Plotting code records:
════════

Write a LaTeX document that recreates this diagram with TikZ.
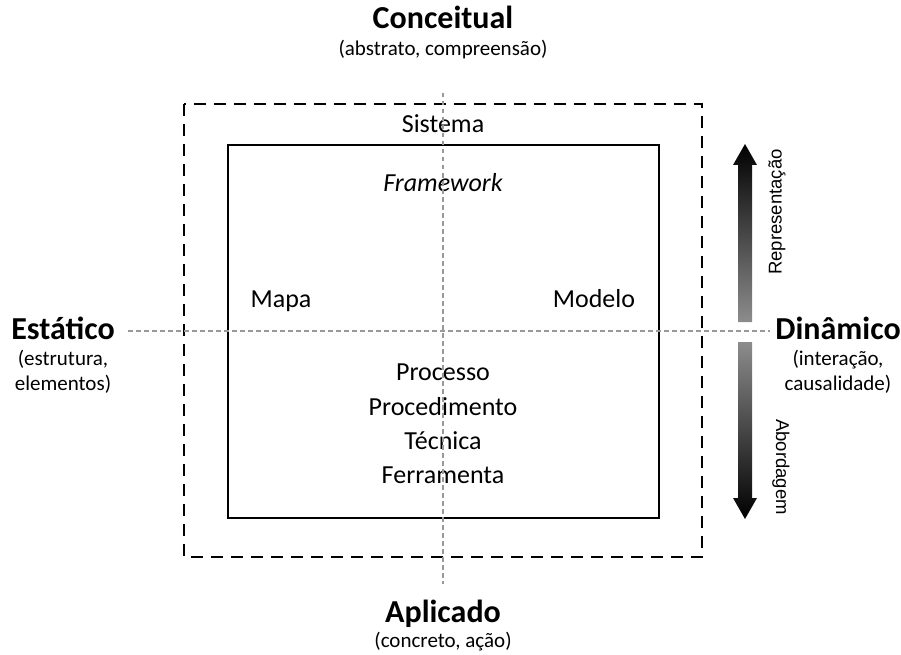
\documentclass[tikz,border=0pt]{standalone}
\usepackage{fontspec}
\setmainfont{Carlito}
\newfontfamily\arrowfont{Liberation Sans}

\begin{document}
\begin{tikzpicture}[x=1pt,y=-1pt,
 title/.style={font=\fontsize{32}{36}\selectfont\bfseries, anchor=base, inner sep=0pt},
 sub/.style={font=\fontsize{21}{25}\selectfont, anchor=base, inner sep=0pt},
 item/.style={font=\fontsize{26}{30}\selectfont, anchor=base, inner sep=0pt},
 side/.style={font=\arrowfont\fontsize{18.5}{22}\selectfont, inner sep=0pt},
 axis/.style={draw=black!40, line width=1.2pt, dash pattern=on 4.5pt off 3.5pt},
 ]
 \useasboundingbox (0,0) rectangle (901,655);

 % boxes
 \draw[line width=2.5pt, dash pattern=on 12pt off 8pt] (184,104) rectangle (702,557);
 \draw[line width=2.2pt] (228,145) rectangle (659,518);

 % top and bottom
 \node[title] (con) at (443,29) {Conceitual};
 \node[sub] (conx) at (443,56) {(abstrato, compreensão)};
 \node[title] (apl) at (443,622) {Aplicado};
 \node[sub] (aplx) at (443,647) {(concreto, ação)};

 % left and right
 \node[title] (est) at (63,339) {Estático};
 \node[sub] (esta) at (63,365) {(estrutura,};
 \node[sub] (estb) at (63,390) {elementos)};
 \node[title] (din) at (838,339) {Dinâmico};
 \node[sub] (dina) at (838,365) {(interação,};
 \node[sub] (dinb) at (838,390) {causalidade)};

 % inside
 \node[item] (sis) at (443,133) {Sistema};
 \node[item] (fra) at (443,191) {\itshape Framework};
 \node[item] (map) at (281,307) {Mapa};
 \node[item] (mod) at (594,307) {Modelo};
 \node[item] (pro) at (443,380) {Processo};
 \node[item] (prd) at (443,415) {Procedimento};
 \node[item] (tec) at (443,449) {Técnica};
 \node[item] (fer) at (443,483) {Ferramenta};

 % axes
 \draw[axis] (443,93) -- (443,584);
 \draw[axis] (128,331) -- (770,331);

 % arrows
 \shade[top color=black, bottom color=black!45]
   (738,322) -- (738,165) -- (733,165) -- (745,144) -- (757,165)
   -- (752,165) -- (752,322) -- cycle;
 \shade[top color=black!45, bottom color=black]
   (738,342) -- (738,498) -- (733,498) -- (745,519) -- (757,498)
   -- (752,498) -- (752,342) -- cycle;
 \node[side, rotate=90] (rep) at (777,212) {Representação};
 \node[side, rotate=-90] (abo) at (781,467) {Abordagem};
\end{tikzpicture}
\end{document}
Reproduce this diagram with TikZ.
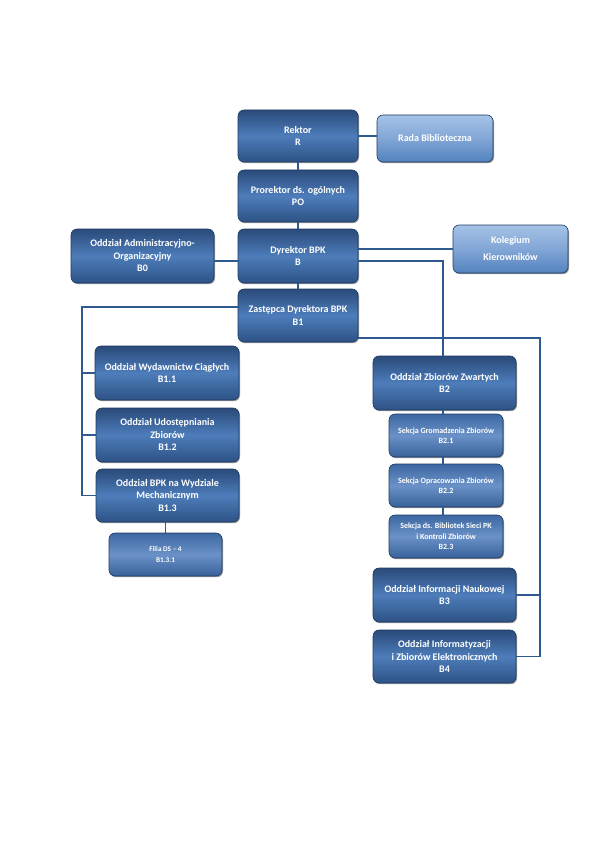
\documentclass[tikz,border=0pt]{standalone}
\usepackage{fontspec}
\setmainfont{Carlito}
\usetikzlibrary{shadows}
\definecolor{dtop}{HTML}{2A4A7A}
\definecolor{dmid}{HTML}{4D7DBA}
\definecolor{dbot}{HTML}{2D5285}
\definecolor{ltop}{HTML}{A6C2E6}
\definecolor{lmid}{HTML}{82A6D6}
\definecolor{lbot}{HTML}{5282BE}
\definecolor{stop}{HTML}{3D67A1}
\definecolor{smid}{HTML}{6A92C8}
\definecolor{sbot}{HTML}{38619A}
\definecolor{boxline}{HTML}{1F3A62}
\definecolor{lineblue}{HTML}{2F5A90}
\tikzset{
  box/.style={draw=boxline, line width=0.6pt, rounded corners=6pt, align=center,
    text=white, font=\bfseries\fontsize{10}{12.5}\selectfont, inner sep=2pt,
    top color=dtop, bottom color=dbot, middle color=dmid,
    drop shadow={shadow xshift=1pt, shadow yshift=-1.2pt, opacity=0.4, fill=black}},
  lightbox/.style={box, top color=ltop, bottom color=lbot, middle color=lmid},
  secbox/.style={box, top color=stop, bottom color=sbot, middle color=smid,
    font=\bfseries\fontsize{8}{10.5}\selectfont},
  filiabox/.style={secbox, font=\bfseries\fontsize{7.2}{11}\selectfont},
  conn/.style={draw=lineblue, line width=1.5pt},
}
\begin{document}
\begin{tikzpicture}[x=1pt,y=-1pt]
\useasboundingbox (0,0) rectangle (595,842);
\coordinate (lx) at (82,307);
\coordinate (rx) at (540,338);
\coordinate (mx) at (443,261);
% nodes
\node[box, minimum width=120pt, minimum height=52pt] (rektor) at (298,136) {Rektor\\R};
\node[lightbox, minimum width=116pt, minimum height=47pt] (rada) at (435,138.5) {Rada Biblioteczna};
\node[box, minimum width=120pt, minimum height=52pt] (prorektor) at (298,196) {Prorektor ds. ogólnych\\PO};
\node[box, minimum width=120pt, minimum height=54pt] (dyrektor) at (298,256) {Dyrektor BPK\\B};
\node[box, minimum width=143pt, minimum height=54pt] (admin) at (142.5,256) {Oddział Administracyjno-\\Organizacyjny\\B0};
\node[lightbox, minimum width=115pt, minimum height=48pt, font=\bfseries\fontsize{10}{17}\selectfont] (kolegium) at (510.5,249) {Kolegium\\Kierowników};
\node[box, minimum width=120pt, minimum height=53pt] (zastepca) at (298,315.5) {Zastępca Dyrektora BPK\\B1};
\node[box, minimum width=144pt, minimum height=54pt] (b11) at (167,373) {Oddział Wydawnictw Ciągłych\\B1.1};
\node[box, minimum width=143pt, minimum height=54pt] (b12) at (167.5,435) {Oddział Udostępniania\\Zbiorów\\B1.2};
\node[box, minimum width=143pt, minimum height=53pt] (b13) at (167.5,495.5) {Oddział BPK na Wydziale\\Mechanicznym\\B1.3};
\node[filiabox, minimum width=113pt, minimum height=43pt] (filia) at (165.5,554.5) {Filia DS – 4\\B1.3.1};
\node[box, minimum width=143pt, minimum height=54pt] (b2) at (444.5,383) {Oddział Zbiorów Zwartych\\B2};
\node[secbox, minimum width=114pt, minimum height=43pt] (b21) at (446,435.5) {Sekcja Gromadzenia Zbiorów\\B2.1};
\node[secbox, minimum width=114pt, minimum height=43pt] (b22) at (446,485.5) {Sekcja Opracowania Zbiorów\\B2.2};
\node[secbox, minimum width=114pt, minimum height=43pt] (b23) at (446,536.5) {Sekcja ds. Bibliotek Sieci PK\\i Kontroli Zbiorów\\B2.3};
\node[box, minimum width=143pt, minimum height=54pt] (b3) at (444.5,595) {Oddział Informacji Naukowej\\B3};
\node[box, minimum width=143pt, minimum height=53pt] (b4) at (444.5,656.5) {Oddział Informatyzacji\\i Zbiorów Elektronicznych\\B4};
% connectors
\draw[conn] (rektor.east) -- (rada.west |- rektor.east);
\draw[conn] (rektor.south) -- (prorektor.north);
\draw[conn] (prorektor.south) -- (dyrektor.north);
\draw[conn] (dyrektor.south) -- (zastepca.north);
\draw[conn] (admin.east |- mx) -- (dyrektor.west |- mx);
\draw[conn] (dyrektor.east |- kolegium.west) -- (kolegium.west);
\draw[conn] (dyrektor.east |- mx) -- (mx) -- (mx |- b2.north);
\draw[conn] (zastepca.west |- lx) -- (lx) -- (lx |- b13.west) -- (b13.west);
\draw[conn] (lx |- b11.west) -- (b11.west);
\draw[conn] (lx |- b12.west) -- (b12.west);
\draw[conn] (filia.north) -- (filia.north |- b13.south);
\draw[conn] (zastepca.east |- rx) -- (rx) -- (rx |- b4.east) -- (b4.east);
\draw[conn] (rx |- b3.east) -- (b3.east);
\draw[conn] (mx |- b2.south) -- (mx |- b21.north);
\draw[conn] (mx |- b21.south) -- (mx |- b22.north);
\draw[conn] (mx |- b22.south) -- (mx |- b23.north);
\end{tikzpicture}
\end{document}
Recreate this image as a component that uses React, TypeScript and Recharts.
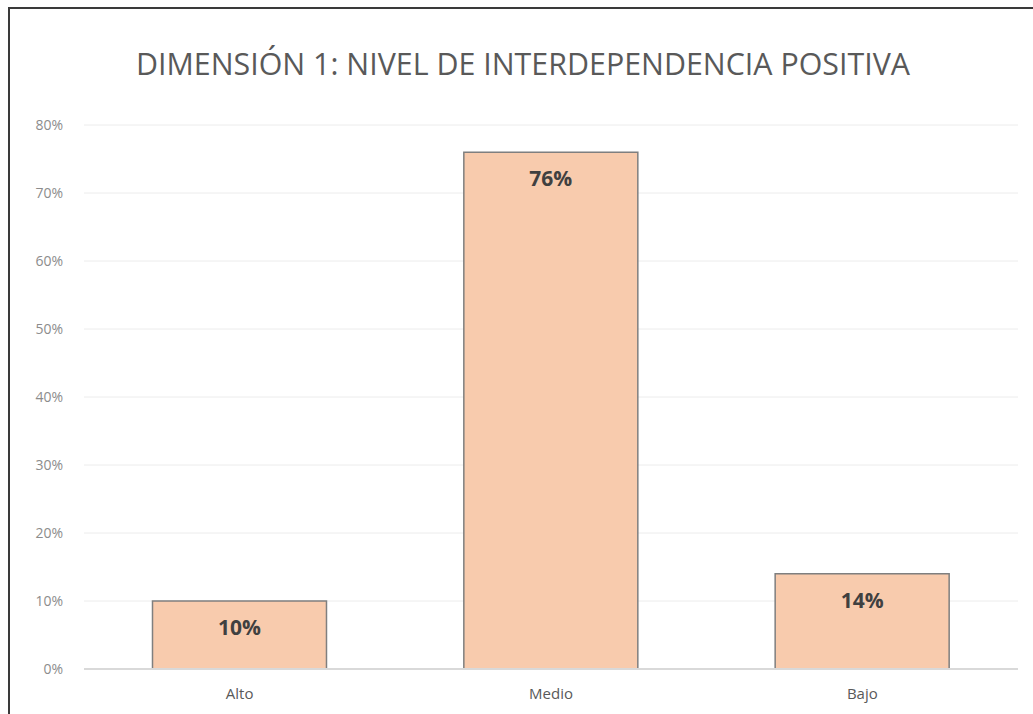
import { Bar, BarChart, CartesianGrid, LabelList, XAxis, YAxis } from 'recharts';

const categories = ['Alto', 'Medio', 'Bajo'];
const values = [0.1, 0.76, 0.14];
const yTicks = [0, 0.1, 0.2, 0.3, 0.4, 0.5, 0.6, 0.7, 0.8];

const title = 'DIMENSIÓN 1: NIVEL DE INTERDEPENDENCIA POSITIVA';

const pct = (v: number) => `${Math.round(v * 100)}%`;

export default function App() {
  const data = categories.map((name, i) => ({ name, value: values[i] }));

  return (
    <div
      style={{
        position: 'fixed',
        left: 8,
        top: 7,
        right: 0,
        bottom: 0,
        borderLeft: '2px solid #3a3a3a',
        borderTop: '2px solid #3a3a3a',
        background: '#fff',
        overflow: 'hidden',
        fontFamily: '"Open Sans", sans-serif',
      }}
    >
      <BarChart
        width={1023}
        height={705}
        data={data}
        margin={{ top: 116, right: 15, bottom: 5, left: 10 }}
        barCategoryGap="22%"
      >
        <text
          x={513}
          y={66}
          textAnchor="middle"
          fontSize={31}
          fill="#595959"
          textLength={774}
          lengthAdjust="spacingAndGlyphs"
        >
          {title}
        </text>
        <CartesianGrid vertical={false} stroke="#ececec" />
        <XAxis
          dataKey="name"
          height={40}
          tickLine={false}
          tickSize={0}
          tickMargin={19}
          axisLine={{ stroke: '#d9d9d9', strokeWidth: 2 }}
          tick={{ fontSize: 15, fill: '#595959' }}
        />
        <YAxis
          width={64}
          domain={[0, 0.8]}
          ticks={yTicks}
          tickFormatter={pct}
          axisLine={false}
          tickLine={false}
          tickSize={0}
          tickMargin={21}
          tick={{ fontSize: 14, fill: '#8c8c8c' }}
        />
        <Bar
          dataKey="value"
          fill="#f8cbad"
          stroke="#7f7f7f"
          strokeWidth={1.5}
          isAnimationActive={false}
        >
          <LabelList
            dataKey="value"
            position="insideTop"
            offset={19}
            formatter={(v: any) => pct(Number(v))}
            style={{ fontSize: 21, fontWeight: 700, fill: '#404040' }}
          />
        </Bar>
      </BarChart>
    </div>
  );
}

════════

Using the data above, copy exactly the lines from the one containing "Recreate this image" to the one containing "const data = categories.map((name, i)", inclusive. Exclude the pictures.

Recreate this image as a component that uses React, TypeScript and Recharts.
import { Bar, BarChart, CartesianGrid, LabelList, XAxis, YAxis } from 'recharts';

const categories = ['Alto', 'Medio', 'Bajo'];
const values = [0.1, 0.76, 0.14];
const yTicks = [0, 0.1, 0.2, 0.3, 0.4, 0.5, 0.6, 0.7, 0.8];

const title = 'DIMENSIÓN 1: NIVEL DE INTERDEPENDENCIA POSITIVA';

const pct = (v: number) => `${Math.round(v * 100)}%`;

export default function App() {
  const data = categories.map((name, i) => ({ name, value: values[i] }));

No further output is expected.